Locazioni ad uso non abitativo: limiti all’aumento del canone

L’art. 79 della legge n. 392 del 1978 (c.d. legge sull’equo canone) stabilisce la nullità di ogni pattuizione diretta a limitare la durata legale del contratto o ad attribuire al locatore un canone maggiore rispetto a quello previsto dagli articoli precedenti della medesima legge ovvero ad attribuirgli altro vantaggio in contrasto con le disposizioni della presente legge.

DEROGHE ALLA NULLITA’ DELL’AUMENTO DEL CANONE 

Il nostro legislatore, con l’art. 18 del Decreto-Legge 12/9/2014, n. 133, convertito dalla Legge 11/11/2014, n.164, nell’intento di liberalizzare il mercato delle grandi locazioni ad uso non abitativo, ha aggiunto un ulteriore comma al suddetto art. 79, prevedendo che “in deroga alle disposizioni del primo comma, nei contratti di locazione di immobili adibiti ad uso diverso da quello di abitazione, anche se adibiti ad attività alberghiera, per i quali sia pattuito un canone annuo superiore ad euro 250.000, e che non siano riferiti a locali qualificati di interesse storico a seguito di provvedimento regionale o comunale, è facoltà delle parti concordare contrattualmente termini e condizioni in deroga alle disposizioni della presente legge. I contratti di cui al periodo precedente devono essere provati per iscritto”.

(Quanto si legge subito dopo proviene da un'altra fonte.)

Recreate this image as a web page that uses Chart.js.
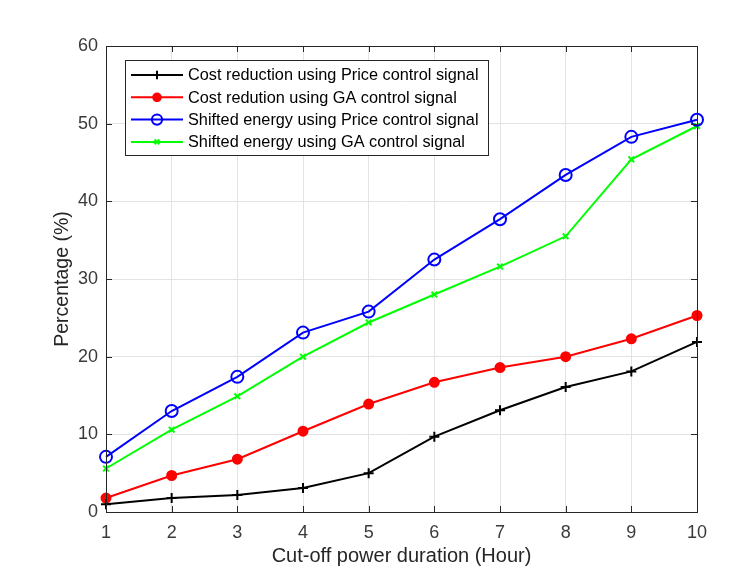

Con tale intervento legislativo le «grandi locazioni ad uso non abitativo» restano regolate alla Legge 392 del 1978 salvo che le parti concordino contrattualmente, in  maniera specifica, termini e condizioni in deroga.

AUMENTO ISTAT

In breve, in base alla citata disciplina, per le locazioni ad uso non abitativo le parti, nel corso del rapporto, non possono concordare aumenti del canone stabilito contrattualmente, se non nei limiti, consentiti dalla legge, del 75% dell’indice ISTAT; a questa regola fanno eccezione le cosiddette “grandi locazioni”, per le quali è pattuito un canone annuo superiore ad euro 250.000.
Per tutte le altre locazioni ogni accordo – scritto e orale – che preveda un canone maggiorato è nullo, con la conseguenza che il conduttore, con azione proponibile fino a sei mesi dopo la riconsegna dell'immobile locato, può ripetere le somme in più corrisposte.

LA CASSAZIONE

L’inderogabilità della norma – con l’eccezione predetta – è stata di recente confermata dalla Corte di Cassazione con la sentenza n. 8669 del 04/04/2017, nella quale, ribadendo un orientamento consolidato, è stato affermato nelle locazioni ad uso diverso da quello abitativo ogni pattuizione avente ad oggetto non già l'aggiornamento del corrispettivo ai sensi dell’art. 32 L. n. 392 del 1978 ma veri e propri aumenti del canone, deve ritenersi nulla ai sensi dell'art. 79 comma 1 della stessa legge, in quanto diretta ad attribuire al locatore un canone più elevato rispetto a quello legislativamente previsto, senza che il conduttore possa, neanche nel corso del rapporto, e non soltanto in sede di conclusione del contratto, rinunciare al proprio diritto di non corrispondere aumenti non dovuti.

Tale orientamento giurisprudenziale si armonizza in modo coerente con l'altro, pure consolidato e pacifico, secondo cui la clausola che prevede la determinazione del canone in misura differenziata e crescente per frazioni successive di tempo nell'arco del rapporto (c.d. canone a scaletta) è legittima a condizione che l'aumento sia ancorato ad elementi predeterminati ed idonei ad influire sull'equilibrio del sinallagma contrattuale; ciò allo scopo di evitare che la suddetta clausola costituisca un espediente per aggirare la norma imperativa di cui alla L. n. 392 del 1978 art. 32.